== INPUT DATA ==
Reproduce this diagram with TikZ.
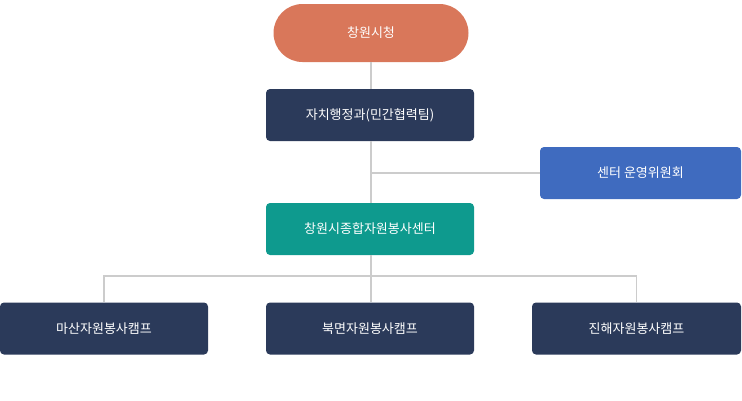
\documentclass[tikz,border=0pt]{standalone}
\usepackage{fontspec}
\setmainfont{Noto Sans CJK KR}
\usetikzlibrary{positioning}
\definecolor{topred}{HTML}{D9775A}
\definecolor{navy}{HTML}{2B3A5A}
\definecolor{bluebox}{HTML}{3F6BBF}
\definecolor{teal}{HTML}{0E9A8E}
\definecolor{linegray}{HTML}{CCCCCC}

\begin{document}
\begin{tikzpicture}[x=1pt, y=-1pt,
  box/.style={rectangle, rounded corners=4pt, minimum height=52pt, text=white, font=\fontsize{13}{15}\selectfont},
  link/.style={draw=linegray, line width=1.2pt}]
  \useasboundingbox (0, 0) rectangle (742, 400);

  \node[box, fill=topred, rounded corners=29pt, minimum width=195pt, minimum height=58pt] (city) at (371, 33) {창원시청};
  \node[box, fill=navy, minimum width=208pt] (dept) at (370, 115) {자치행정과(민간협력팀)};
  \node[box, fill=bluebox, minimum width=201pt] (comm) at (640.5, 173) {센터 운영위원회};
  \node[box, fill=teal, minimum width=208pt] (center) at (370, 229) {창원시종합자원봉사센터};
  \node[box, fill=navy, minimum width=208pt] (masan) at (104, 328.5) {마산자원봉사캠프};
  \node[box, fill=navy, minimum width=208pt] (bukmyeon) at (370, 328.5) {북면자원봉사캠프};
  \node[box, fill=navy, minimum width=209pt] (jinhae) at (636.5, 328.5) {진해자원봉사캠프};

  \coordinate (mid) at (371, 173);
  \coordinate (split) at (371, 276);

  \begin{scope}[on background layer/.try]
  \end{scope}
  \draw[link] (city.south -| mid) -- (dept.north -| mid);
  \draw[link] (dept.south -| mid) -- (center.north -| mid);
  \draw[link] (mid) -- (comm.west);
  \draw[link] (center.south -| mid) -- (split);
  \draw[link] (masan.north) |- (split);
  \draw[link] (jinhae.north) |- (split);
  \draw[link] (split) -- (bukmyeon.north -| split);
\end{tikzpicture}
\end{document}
===
== INPUT DATA ==
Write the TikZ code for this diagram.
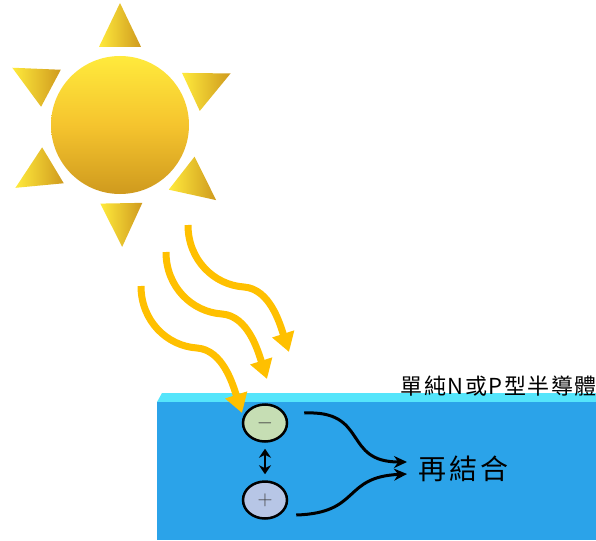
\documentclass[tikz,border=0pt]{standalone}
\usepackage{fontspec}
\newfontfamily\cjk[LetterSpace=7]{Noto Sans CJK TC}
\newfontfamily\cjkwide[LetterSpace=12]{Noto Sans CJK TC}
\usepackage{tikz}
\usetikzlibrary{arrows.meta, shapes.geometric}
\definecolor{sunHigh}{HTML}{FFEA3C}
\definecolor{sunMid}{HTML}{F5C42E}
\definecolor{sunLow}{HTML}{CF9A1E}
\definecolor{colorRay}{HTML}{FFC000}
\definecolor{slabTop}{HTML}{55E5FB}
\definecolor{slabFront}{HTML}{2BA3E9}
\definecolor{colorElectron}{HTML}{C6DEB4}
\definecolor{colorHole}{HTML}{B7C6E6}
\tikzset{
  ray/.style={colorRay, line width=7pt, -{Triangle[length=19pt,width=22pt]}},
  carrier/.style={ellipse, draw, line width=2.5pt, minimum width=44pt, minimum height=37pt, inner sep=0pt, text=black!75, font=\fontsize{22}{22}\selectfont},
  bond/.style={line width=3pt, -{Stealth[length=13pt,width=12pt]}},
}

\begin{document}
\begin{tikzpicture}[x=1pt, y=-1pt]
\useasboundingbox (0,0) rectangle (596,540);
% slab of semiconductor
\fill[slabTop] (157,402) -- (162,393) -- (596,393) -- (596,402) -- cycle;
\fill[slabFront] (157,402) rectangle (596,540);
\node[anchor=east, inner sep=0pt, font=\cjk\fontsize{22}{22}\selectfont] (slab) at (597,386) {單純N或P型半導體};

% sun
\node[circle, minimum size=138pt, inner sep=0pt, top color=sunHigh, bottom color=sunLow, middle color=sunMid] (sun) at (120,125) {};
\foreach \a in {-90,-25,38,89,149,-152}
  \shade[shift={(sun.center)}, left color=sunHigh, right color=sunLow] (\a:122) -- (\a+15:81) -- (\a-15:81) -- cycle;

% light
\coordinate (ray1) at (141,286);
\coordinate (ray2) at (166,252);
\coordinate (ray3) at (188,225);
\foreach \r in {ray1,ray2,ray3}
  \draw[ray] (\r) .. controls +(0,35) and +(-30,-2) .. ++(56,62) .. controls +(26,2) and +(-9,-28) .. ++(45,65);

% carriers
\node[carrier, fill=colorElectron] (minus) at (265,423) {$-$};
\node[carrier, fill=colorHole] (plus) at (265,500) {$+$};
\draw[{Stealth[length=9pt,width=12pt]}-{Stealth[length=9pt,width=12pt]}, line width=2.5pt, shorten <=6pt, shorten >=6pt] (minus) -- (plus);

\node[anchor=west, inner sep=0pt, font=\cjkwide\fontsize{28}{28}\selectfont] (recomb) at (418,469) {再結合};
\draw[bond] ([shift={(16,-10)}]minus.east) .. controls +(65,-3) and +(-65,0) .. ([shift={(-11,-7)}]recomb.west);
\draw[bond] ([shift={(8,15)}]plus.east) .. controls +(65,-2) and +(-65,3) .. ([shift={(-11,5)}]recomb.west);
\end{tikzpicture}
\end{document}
===
**THE PROBLEM**
Keep to the lines above from the line with "Reproduce this diagram with TikZ." to the line with "rectangle (742, 400);", and set down exactly those, inclusive, with nothing else and every picture left out.

**OUTPUT OF THE TASK**
Reproduce this diagram with TikZ.
\documentclass[tikz,border=0pt]{standalone}
\usepackage{fontspec}
\setmainfont{Noto Sans CJK KR}
\usetikzlibrary{positioning}
\definecolor{topred}{HTML}{D9775A}
\definecolor{navy}{HTML}{2B3A5A}
\definecolor{bluebox}{HTML}{3F6BBF}
\definecolor{teal}{HTML}{0E9A8E}
\definecolor{linegray}{HTML}{CCCCCC}

\begin{document}
\begin{tikzpicture}[x=1pt, y=-1pt,
  box/.style={rectangle, rounded corners=4pt, minimum height=52pt, text=white, font=\fontsize{13}{15}\selectfont},
  link/.style={draw=linegray, line width=1.2pt}]
  \useasboundingbox (0, 0) rectangle (742, 400);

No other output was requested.